Chris: I’ve learned to be myself on stage a lot more, and not to let things phase me. I’ve learned that a relaxed and genuine version of me, is also the funniest version of me. I’ve also got older, which I think suits the style of my comedy better. My ideal demographic is probably 35 up.
CTW: Is there any material that you now regret performing?
Chris: Not really. Doing bits that aren’t funny, is the only way you find bits that are funny. And doing things that cross the lines of acceptability, is the only way you find out where these lines are.
CTW: What’s the hardest thing about being a stand up comedian?
Chris: In this era I would say it’s having to have a social media presence. Personally I hate all that, but yet there is an obligation to have that presence and put a constant stream of thoughts and content out there, in order to build a profile.
CTW: And what’s the best thing?
Chris: In the past I might have said that your time is your own, and you can get out of bed when you like. But now I have a kid so all of that is out the window, so I’ll say… You get pretty much instant feedback on your ideas, and get to work with loads of (mostly) great people.
CTW: You’ve acted in Jimmy McGovern’s Moving On, Eastenders, the CBBC sitcom Me Too! and an online sitcom called Wheelbarrow Town, can you tell us a little about those experiences and what the highlights were?
Chris: The highlight was getting to take a main role in Jimmy McGovern’s show. We filmed for a week, and it was a straight acting role. I’d never done anything like it before, and it was great to be trusted to pop my cherry on such a prestigious show. I also loved every minute of filming it.
CTW: You’ve also taken part in a great deal of tv and radio shows including Live at the Apollo, Comedy Central at the Comedy Store, Jimmy Carr’s Celebrity Deal or No Deal, Stand-up Hero, Unwrapped with Miranda Hart, and Loose Ends with Clive Anderson, what were the best things about doing such shows?
Chris: I used to watch the Comedy Store series loads when I was a student, and so it was a real honour to be asked to do that, and ultimately I ended up doing three series. The real highlight so far though has been doing Apollo for the BBC. A live show in front of 3500 comedy fans, and the biggest TV exposure I’ve had to date.

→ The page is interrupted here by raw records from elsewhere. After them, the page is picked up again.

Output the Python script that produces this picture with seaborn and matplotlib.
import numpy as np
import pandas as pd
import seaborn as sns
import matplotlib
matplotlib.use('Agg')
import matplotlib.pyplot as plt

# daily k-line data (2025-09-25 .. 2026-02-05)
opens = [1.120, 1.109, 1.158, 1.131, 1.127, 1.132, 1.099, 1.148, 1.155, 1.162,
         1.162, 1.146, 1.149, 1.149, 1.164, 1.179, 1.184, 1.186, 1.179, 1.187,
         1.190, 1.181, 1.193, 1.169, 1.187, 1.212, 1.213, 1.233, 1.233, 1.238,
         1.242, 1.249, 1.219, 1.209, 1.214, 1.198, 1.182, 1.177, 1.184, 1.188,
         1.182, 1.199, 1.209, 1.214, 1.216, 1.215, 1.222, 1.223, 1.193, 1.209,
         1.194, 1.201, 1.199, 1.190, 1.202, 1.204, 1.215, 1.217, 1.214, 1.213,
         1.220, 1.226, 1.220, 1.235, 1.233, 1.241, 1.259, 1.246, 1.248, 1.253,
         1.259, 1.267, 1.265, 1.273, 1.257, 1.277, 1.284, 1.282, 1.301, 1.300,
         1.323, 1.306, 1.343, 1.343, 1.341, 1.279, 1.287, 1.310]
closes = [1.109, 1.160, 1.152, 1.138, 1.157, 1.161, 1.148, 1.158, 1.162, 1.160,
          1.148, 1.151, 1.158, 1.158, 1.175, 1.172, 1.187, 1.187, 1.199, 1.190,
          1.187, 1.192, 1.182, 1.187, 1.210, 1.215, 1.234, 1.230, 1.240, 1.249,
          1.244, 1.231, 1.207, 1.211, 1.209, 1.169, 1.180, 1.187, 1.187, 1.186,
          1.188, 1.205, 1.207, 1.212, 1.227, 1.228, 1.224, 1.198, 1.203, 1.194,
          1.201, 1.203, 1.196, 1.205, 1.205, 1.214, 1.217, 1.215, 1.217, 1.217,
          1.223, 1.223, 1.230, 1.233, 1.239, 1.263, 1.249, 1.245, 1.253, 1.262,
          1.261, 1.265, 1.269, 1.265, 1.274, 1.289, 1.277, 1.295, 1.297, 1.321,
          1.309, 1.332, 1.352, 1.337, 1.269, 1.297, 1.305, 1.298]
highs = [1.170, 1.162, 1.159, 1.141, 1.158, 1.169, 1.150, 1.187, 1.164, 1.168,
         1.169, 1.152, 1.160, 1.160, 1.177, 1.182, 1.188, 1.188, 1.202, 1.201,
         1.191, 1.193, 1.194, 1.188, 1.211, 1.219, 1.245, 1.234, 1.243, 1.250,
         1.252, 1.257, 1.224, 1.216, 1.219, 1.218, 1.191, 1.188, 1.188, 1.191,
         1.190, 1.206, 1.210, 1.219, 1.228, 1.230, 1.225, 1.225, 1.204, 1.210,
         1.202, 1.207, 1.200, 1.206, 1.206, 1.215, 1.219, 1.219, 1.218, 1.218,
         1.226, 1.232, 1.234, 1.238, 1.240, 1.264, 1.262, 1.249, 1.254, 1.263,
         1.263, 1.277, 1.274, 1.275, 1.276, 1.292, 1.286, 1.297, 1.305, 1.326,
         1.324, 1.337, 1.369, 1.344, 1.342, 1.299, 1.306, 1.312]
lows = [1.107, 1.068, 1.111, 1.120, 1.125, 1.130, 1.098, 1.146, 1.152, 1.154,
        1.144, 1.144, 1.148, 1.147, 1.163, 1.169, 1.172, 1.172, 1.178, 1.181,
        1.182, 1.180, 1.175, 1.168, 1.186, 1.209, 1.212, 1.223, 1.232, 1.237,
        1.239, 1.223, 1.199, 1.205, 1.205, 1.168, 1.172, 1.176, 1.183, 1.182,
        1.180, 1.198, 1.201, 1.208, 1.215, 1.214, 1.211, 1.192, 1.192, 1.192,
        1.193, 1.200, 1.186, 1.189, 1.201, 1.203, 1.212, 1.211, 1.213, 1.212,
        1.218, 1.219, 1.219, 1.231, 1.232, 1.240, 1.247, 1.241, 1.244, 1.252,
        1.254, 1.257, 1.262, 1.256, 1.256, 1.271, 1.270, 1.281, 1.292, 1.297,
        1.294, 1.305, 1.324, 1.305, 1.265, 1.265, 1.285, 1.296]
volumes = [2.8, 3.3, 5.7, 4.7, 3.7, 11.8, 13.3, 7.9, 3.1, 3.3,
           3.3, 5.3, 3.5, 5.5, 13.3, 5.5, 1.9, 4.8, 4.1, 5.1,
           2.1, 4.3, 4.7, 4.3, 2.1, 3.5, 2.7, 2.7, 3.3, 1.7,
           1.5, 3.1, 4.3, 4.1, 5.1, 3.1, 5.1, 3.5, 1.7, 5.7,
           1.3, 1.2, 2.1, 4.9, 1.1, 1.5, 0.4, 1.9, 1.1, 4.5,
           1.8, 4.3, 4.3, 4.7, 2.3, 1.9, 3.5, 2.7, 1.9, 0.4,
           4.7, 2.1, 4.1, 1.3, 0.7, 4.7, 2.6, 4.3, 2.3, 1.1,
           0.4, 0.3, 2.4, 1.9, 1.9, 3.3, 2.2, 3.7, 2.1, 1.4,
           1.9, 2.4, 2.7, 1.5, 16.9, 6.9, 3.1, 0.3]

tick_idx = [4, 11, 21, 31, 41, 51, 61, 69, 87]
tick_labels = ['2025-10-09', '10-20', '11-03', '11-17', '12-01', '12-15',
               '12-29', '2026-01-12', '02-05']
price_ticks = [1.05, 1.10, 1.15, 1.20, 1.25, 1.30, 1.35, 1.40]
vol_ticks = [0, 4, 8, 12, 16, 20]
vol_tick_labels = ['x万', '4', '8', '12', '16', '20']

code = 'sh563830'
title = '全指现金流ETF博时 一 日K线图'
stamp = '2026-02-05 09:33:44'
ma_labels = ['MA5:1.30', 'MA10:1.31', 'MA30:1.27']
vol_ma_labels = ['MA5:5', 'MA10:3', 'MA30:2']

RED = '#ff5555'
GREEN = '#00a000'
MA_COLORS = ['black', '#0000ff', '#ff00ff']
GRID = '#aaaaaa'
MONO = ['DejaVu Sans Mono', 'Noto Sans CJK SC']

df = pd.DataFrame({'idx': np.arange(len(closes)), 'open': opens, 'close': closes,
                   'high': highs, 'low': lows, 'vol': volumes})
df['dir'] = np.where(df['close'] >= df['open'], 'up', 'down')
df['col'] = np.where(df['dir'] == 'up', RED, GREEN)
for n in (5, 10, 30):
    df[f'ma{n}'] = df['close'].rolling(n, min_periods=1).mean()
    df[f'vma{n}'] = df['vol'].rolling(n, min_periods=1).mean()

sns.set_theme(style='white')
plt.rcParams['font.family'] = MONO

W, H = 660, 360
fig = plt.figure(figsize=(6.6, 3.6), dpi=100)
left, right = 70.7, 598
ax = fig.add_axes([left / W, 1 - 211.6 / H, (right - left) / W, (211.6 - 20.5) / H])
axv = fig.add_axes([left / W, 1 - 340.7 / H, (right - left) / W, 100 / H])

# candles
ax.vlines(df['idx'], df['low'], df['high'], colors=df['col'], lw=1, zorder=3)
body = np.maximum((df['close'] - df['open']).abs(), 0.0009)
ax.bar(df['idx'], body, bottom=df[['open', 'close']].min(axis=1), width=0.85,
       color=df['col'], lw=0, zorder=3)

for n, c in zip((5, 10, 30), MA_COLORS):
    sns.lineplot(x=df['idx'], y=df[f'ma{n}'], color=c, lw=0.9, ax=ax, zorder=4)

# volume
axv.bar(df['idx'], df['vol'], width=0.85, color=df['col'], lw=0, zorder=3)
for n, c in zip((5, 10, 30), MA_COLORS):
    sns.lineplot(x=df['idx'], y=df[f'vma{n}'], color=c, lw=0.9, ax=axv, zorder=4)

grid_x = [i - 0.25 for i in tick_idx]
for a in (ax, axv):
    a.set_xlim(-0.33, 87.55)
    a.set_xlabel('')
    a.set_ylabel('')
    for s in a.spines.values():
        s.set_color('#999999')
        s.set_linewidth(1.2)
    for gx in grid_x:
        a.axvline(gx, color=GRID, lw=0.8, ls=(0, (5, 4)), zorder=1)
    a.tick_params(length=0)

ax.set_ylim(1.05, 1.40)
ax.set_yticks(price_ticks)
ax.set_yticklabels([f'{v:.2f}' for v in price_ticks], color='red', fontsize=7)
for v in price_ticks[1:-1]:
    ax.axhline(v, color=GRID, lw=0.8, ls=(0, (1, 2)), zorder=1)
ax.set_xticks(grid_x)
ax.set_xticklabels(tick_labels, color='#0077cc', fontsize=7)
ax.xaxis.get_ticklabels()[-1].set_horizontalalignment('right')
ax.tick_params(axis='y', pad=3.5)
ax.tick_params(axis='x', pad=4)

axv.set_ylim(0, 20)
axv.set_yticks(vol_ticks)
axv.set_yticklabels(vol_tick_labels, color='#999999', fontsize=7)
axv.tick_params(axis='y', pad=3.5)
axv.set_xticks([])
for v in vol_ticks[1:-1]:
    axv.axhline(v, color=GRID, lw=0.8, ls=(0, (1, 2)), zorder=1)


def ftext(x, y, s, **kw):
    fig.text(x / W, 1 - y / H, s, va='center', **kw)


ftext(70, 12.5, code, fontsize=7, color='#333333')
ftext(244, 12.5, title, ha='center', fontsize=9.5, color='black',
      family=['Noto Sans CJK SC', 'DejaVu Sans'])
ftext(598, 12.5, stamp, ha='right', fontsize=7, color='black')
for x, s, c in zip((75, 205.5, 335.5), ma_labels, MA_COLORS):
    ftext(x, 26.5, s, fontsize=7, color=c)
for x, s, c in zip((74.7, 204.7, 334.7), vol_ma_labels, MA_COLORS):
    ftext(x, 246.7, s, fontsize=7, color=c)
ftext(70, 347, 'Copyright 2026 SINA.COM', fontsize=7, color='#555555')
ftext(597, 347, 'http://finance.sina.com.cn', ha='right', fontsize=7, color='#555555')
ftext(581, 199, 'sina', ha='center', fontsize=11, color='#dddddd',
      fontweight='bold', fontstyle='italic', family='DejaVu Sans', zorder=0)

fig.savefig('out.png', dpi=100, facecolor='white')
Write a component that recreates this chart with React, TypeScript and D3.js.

CTW: If you could work with any other comedian in the world on a tv show, who would it be and why?
Chris: I’ve worked with lots of famous people throughout my career, but I think that if I was to ever do a show with Tom Wilson who played Biff in the Back to the Future films, then I might just lose my shit. He’s a musical comedian, but the Back to the Future films are hands down my favourite films, and if I could go back in time and watch them all again, I wouldn’t, because that’s how trouble starts. But yes, I’d do a show where he gets to call me a butthead over and over.
CTW: If money were no object, what would you like to create?
Chris: If money were no object I would buy Liverpool Football Club, and create the greatest most invincible footballing force that the world has ever seen. I would also create an organisation tasked with destroying Facebook, and that TV show with me and Tom Wilson.
CTW: What one piece of underrated comedy do you wish more people knew about?
Chris: I remember seeing a comedy sketch once back when I was at Uni. It was a spoof advert for a really obscure engine part, and I can’t remember ever laughing so much at one thing. In the back of my mind I have convinced myself that it was Saturday Night Live, and that the late Phil Hartman was the voice of the advert, but no amount of Googling has ever unearthed this comedy gem. I wish more people knew about this so that they could tell me what the hell it was.
CTW: And finally, if you could interview yourself, what question would you most like to ask? And what would the answer be?
Chris: Q: Hey Chris, so why should people come out and see your show? A: Because it’s a really funny stand-up show, and it would be really awkward if I’m just there on my own.